Dentist offers dental care to children of Chernobyl

A dentist is helping children affected by the Chernobyl nuclear disaster by offering them free dentistry.

Biju Krishnan, 39, from Edinburgh, Scotland, is offering dental care to 25 children from the town of Mogilev who are in Scotland for four weeks.

The Friends of Chernobyl’s Children charity brought the children over for a month’s medical treatment, care and respite with Biju providing the free examinations and treatments.

He said: ‘How can you not help these children? One of my staff raised awareness of the trip to me and I said I would only be too happy to help. How could you refuse?

‘Dental care is an essential part of the treatment for raising their quality of life, so we’ll be doing what we can to help – the vast majority of treatment will be checking decay and treating cavities. They are not here for teeth to be straightened up or have other cosmetic work carried out.

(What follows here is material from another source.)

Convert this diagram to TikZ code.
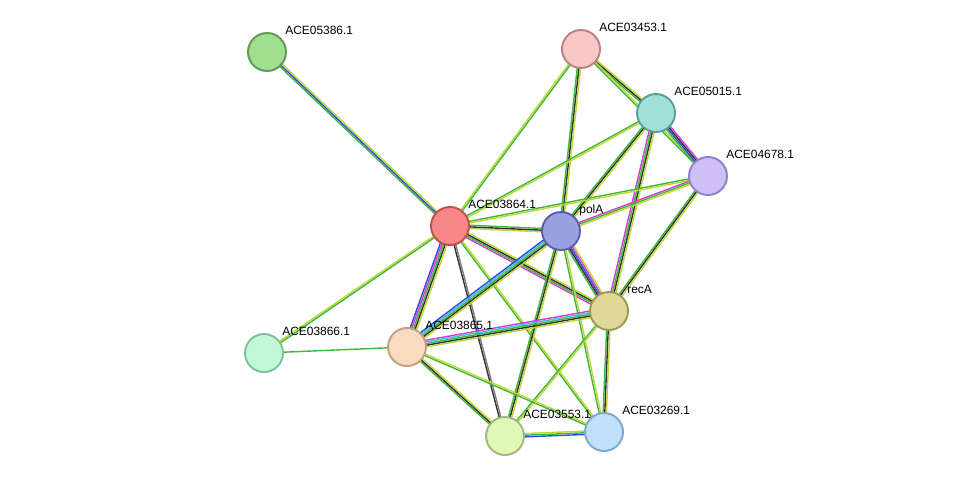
\documentclass[tikz,border=0pt]{standalone}
\usepackage{fontspec}
\setmainfont{Liberation Sans}
\usetikzlibrary{calc}
\pgfdeclarelayer{bg}
\pgfsetlayers{bg,main}

\definecolor{tm}{RGB}{190,215,50}
\definecolor{nb}{RGB}{60,185,60}
\definecolor{cx}{RGB}{50,50,50}
\definecolor{ex}{RGB}{215,60,215}
\definecolor{db}{RGB}{70,190,230}
\definecolor{co}{RGB}{50,70,230}

\tikzset{
  prot/.style={circle, minimum size=0.76cm, inner sep=0pt, line width=1.1pt},
  lbl/.style={anchor=base west, inner sep=0pt, font=\fontsize{6.8}{8}\selectfont},
  edge/.style={line width=0.8pt}
}

% parallel coloured lines between two proteins
\newcommand\lnk[3]{%
  \foreach \c [count=\k] in {#3}{\xdef\nl{\k}}%
  \foreach \c [count=\k] in {#3}{
    \pgfmathsetmacro\off{(\k-(\nl+1)/2)*0.95}
    \draw[\c, edge] ($(#1.center)!\off pt!90:(#2.center)$) -- ($(#2.center)!\off pt!-90:(#1.center)$);
  }}

\begin{document}
\begin{tikzpicture}[x=0.02cm, y=-0.02cm]
  \useasboundingbox (0,0) rectangle (976,481);

  \node[prot, fill={rgb,255:red,160;green,223;blue,144}, draw={rgb,255:red,95;green,155;blue,80}] (a05386) at (267,52) {};
  \node[prot, fill={rgb,255:red,248;green,200;blue,200}, draw={rgb,255:red,190;green,128;blue,128}] (a03453) at (581,49) {};
  \node[prot, fill={rgb,255:red,160;green,224;blue,216}, draw={rgb,255:red,90;green,160;blue,152}] (a05015) at (656,113) {};
  \node[prot, fill={rgb,255:red,208;green,192;blue,248}, draw={rgb,255:red,144;green,128;blue,200}] (a04678) at (708,176) {};
  \node[prot, fill={rgb,255:red,248;green,136;blue,136}, draw={rgb,255:red,192;green,80;blue,80}] (a03864) at (450,226) {};
  \node[prot, fill={rgb,255:red,154;green,160;blue,224}, draw={rgb,255:red,88;green,96;blue,168}] (polA) at (561,231) {};
  \node[prot, fill={rgb,255:red,224;green,216;blue,152}, draw={rgb,255:red,160;green,152;blue,80}] (recA) at (609,311) {};
  \node[prot, fill={rgb,255:red,192;green,248;blue,216}, draw={rgb,255:red,128;green,192;blue,152}] (a03866) at (264,353) {};
  \node[prot, fill={rgb,255:red,248;green,220;blue,192}, draw={rgb,255:red,192;green,160;blue,128}] (a03865) at (407,347) {};
  \node[prot, fill={rgb,255:red,224;green,248;blue,184}, draw={rgb,255:red,160;green,184;blue,128}] (a03553) at (505,436) {};
  \node[prot, fill={rgb,255:red,192;green,224;blue,248}, draw={rgb,255:red,128;green,168;blue,200}] (a03269) at (604,432) {};

  \node[lbl] (t05386) at (285,34) {ACE05386.1};
  \node[lbl] (t03453) at (599,31) {ACE03453.1};
  \node[lbl] (t05015) at (674,95) {ACE05015.1};
  \node[lbl] (t04678) at (726,158) {ACE04678.1};
  \node[lbl] (t03864) at (468,208) {ACE03864.1};
  \node[lbl] (tpolA) at (579,213) {polA};
  \node[lbl] (trecA) at (627,293) {recA};
  \node[lbl] (t03866) at (282,335) {ACE03866.1};
  \node[lbl] (t03865) at (425,329) {ACE03865.1};
  \node[lbl] (t03553) at (523,418) {ACE03553.1};
  \node[lbl] (t03269) at (622,414) {ACE03269.1};

  \begin{pgfonlayer}{bg}
    \lnk{a05386}{a03864}{nb,co,tm}
    \lnk{a03453}{a03864}{tm,nb}
    \lnk{a03453}{polA}{nb,cx,tm}
    \lnk{a03453}{a05015}{nb,cx,tm}
    \lnk{a03453}{a04678}{nb,tm}
    \lnk{a05015}{a04678}{nb,co,cx,ex}
    \lnk{a05015}{a03864}{nb,tm}
    \lnk{a05015}{polA}{nb,cx,tm}
    \lnk{a05015}{recA}{ex,nb,cx,tm}
    \lnk{a04678}{a03864}{nb,tm}
    \lnk{a04678}{polA}{ex,nb,tm}
    \lnk{a04678}{recA}{nb,cx,tm}
    \lnk{a03864}{polA}{tm,cx,nb}
    \lnk{a03864}{recA}{ex,nb,cx,tm}
    \lnk{a03864}{a03866}{tm,nb}
    \lnk{a03864}{a03865}{co,ex,nb,cx,tm}
    \lnk{a03864}{a03553}{cx,gray}
    \lnk{a03864}{a03269}{nb,tm}
    \lnk{polA}{recA}{nb,cx,co,ex,tm}
    \lnk{polA}{a03865}{co,db,nb,cx,tm}
    \lnk{polA}{a03553}{nb,cx,tm}
    \lnk{polA}{a03269}{nb,tm}
    \lnk{recA}{a03865}{ex,db,nb,cx,tm}
    \lnk{recA}{a03553}{nb,tm}
    \lnk{recA}{a03269}{nb,cx,tm}
    \lnk{a03866}{a03865}{nb}
    \lnk{a03865}{a03553}{nb,cx,tm}
    \lnk{a03865}{a03269}{nb,tm}
    \lnk{a03553}{a03269}{co,nb,tm}
  \end{pgfonlayer}
\end{tikzpicture}
\end{document}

‘The children can have terrible teeth because of the conditions back home – their poor diets, the poor agriculture thanks to the radiation effects – and we have to try and counter that here, but the treatments are the same as any Scottish child with bad teeth.

‘This is about doing what we can to ensure these children have healthy teeth and the confidence and other benefits that come from it.’

Biju rose to international prominence with the Scottish Dental Implant Centre and has now opened a new practice to concentrate on adopting and developing the most advanced techniques in cosmetic dentistry.

And it is these advanced techniques and knowledge which will be used on the children from the nuclear disaster zone.

Biju’s staff have also rallied round the children by giving up their spare time to help them and buying the children gifts.

Biju added: ‘The receptionists and staff have all been incredible in helping this work. They’ve given up their time selflessly and I’ve been really touched by their efforts. They are truly wonderful.’

Mogilev was one of the towns worst hit by the nuclear reactor meltdown on 26 April 1986 when 190 tons of highly radioactive waste material was thrown into the atmosphere.

Of the radiation that was released by Chernobyl, more than 70% fell on Belarus resulting in almost one million children being at a high risk of contracting cancer or leukaemia.

The average lifespan of those affected by the disaster is just 30 years old.

However, studies have shown that for every month spent out of the area life spans are extended by two years.

At the time of the incident, children in the Chernobyl area received a dose of radiation 40 times above permissible levels.

The number of incidences of thyroid cancer is up 3,000% and it is estimated that over the next 15-20 years over 40,000 children in Belarus will contract the disease.